Global z/VM Virtual Switch
OPERATOR's Console
Preparation:- The default z/VM system operator is the user OPERATOR. Though this can be changed in the configuration or if the OPERATOR is logged off. You can validate the current system operator by issuing the CP command QUERY SYSOPER.
- By default, user OPERATOR's console is spooled to their virtual printer. That is, commands issued at command line and all messages will be captured.
- The Operator's console contains a sequential record of system activity and error messages that are extremely valuable for debugging. z/VM support will ask for this often.
- If you are using the IBM Operations Manager for z/VM application, you can specify the userids (perhaps in addition to OPERATOR) for which you would like to have console data collected and written to disk in real-time.

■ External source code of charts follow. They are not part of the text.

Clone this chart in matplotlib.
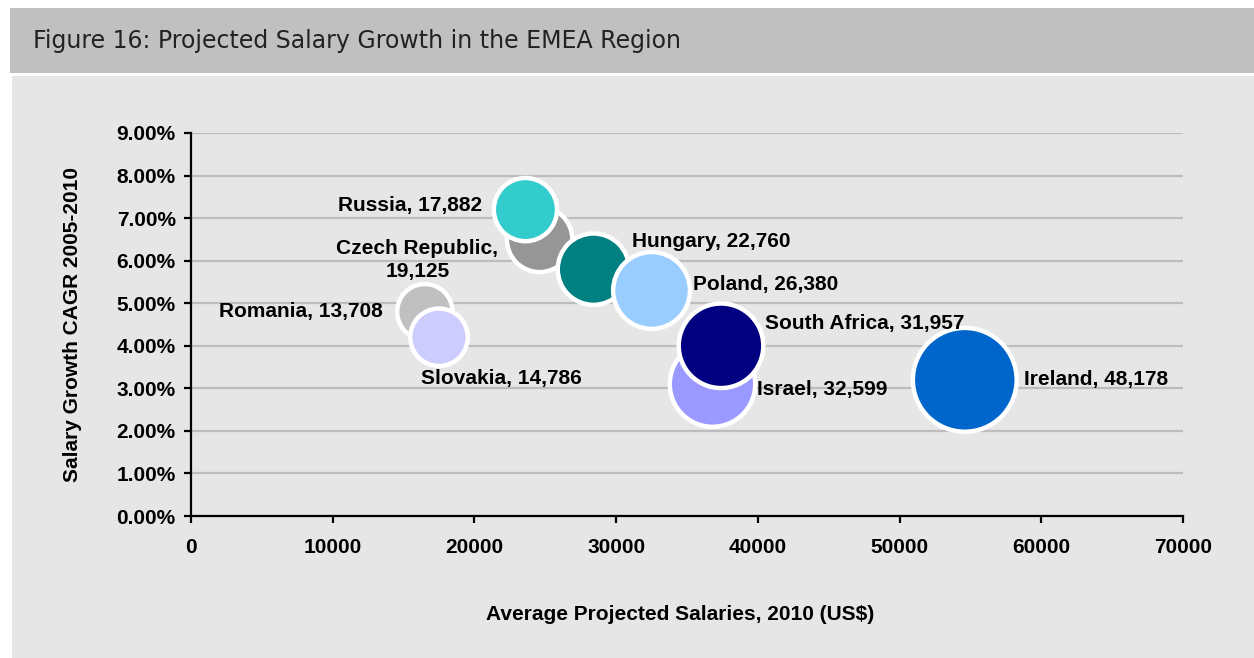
import matplotlib
matplotlib.use("Agg")
import matplotlib.pyplot as plt
from matplotlib.patches import Rectangle
from matplotlib.ticker import FuncFormatter

# values
countries = ['Czech Republic', 'Romania', 'Slovakia', 'Hungary', 'Poland',
             'Russia', 'Israel', 'South Africa', 'Ireland']
salary_2010 = [24600, 16500, 17500, 28400, 32500, 23600, 36800, 37400, 54600]
cagr = [0.065, 0.048, 0.042, 0.058, 0.053, 0.072, 0.031, 0.040, 0.032]
bubble_values = [19125, 13708, 14786, 22760, 26380, 17882, 32599, 31957, 48178]
colors = ['#969696', '#C0C0C0', '#CCCCFF', '#008080', '#99CCFF',
          '#33CCCC', '#9999FF', '#000080', '#0066CC']

# label placement: (dx, dy) in points, horizontal alignment
label_pos = {
    'Czech Republic': ((-88, -15), 'center'),
    'Romania': ((-30, 0), 'right'),
    'Slovakia': ((-13, -30), 'left'),
    'Hungary': ((28, 20), 'left'),
    'Poland': ((30, 4), 'left'),
    'Russia': ((-31, 3), 'right'),
    'Israel': ((32, -4), 'left'),
    'South Africa': ((32, 16), 'left'),
    'Ireland': ((43, 0), 'left'),
}

plt.rcParams['font.family'] = ['Liberation Sans', 'DejaVu Sans']

fig = plt.figure(figsize=(12.54, 6.58), dpi=100)
fig.patch.set_facecolor('white')

# title band and panel
fig.patches.append(Rectangle((10 / 1254, 1 - 73 / 658), 1, 65 / 658,
                             transform=fig.transFigure, facecolor='#C0C0C0',
                             edgecolor='none', zorder=-10))
fig.patches.append(Rectangle((12 / 1254, 0), 1, 1 - 76 / 658,
                             transform=fig.transFigure, facecolor='#E6E6E6',
                             edgecolor='none', zorder=-10))
fig.text(33 / 1254, 1 - 41 / 658,
         'Figure 16: Projected Salary Growth in the EMEA Region',
         family='DejaVu Sans', fontsize=17, color='#222222', va='center')

ax = fig.add_axes([191 / 1254, 1 - 516 / 658, 992 / 1254, 383 / 658])
ax.set_facecolor('none')

size_scale = 0.116
sizes = [v * size_scale for v in bubble_values]
ax.scatter(salary_2010, cagr, s=sizes, c=colors, edgecolors='white',
           linewidths=3.2, zorder=3)

for name, x, y, v in zip(countries, salary_2010, cagr, bubble_values):
    (dx, dy), ha = label_pos[name]
    if name == 'Czech Republic':
        txt = 'Czech Republic,\n{:,}'.format(v)
    else:
        txt = '{}, {:,}'.format(name, v)
    ax.annotate(txt, (x, y), xytext=(dx, dy), textcoords='offset points',
                ha=ha, va='center', fontsize=15, fontweight='bold',
                multialignment='center', linespacing=1.25, zorder=4)

ax.set_xlim(0, 70000)
ax.set_ylim(0, 0.09)
ax.set_xticks(range(0, 70001, 10000))
ax.set_yticks([i / 100 for i in range(0, 10)])
ax.yaxis.set_major_formatter(FuncFormatter(lambda v, p: '{:.2%}'.format(v)))

ax.grid(axis='y', color='#BDBDBD', linewidth=1.6, zorder=1)
ax.set_axisbelow(True)
for side in ['top', 'right']:
    ax.spines[side].set_visible(False)
for side in ['left', 'bottom']:
    ax.spines[side].set_linewidth(1.6)
    ax.spines[side].set_zorder(2)
ax.tick_params(axis='both', length=5, width=1.6, labelsize=15)
ax.tick_params(axis='x', pad=11)
ax.tick_params(axis='y', pad=6)
for lbl in ax.get_xticklabels() + ax.get_yticklabels():
    lbl.set_fontweight('bold')

ax.set_xlabel('Average Projected Salaries, 2010 (US$)', fontsize=15,
              fontweight='bold')
ax.set_ylabel('Salary Growth CAGR 2005-2010', fontsize=15, fontweight='bold')
ax.xaxis.set_label_coords(0.493, -0.232)
ax.yaxis.set_label_coords(-0.11, 0.5)

fig.savefig('out.png', dpi=100)
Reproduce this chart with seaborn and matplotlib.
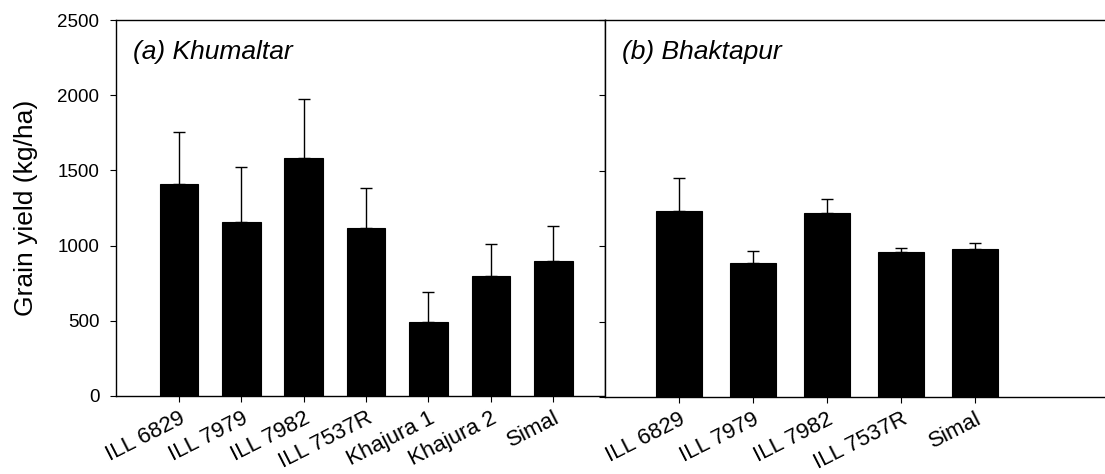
import matplotlib
matplotlib.use("Agg")
import matplotlib.pyplot as plt
import seaborn as sns
import numpy as np
import pandas as pd

sns.set_theme(style="white")
plt.rcParams['font.family'] = ['Liberation Sans', 'DejaVu Sans']
plt.rcParams['text.color'] = 'black'
plt.rcParams['axes.labelcolor'] = 'black'
plt.rcParams['xtick.color'] = 'black'
plt.rcParams['ytick.color'] = 'black'

# Data
cultivars_a = ["ILL 6829", "ILL 7979", "ILL 7982", "ILL 7537R", "Khajura 1", "Khajura 2", "Simal"]
yield_a = [1410, 1157, 1580, 1119, 494, 800, 895]
se_a = [345, 366, 393, 266, 200, 213, 237]

cultivars_b = ["ILL 6829", "ILL 7979", "ILL 7982", "ILL 7537R", "Simal"]
yield_b = [1234, 886, 1217, 964, 982]
se_b = [217, 83, 97, 22, 40]

yticks = [0, 500, 1000, 1500, 2000, 2500]

fig = plt.figure(figsize=(11.05, 4.74), dpi=100)
axA = fig.add_axes([0.105, 0.1646, 0.4425, 0.7932])
axB = fig.add_axes([0.5475, 0.1625, 0.4525, 0.7953])

def panel(ax, cats, vals, ses, label, xlim):
    df = pd.DataFrame({"cultivar": cats, "yield": vals})
    sns.barplot(data=df, x="cultivar", y="yield", color="black", width=0.62,
                edgecolor="black", linewidth=0.8, ax=ax, saturation=1)
    xs = np.arange(len(cats))
    ax.errorbar(xs, vals, yerr=[np.zeros(len(ses)), ses], fmt="none",
                ecolor="black", elinewidth=1.0, capsize=4.5, capthick=1.0)
    ax.set_xlim(*xlim)
    ax.set_ylim(0, 2500)
    ax.set_yticks(yticks)
    ax.set_xlabel("")
    ax.set_xticks(xs)
    ax.set_xticklabels(cats, rotation=27, ha="right", rotation_mode="anchor",
                       fontsize=16, color="black")
    ax.tick_params(axis="both", direction="out", length=4.5, width=0.8,
                   color="black", labelcolor="black", bottom=True, left=True)
    ax.tick_params(axis="x", pad=4)
    ax.tick_params(axis="y", pad=7.5)
    for s in ax.spines.values():
        s.set_color("black")
        s.set_linewidth(1.0)
    ax.text(0.035, 0.915, label, transform=ax.transAxes, fontsize=19,
            fontstyle="italic", va="center", ha="left", color="black")

panel(axA, cultivars_a, yield_a, se_a, "(a) Khumaltar", (-1.01, 6.83))
panel(axB, cultivars_b, yield_b, se_b, "(b) Bhaktapur", (-1.0, 5.75))

axA.set_ylabel("Grain yield (kg/ha)", fontsize=19, labelpad=14, color="black")
axA.set_yticklabels([str(t) for t in yticks], fontsize=13.5, color="black")
axB.set_ylabel("")
axB.set_yticklabels([])
axB.spines["right"].set_visible(False)

fig.savefig("out.png", dpi=100)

For instructions on doing that, refer to Chapter 2 Step 4 of the IBM Operations Manager for z/VM Administration Guide.
- At a minimum, manually save and archive on a regular basis
- Use an automated program to save and archive on a regular basis
- IBM Operations Manager for z/VM
- Other ISV products
Support Process
Preparation:- Be familiar with the support process and having the appropriate information needed for opening an IBM support case. For example:
- Your IBMid and password
- See https://www.ibm.com/mysupport/
- Since you may be asked to describe configuration of the system and/or network, having a diagram or write up of that available before you hit a problem can be helpful.
- Have a change management process that allows you to describe recent changes.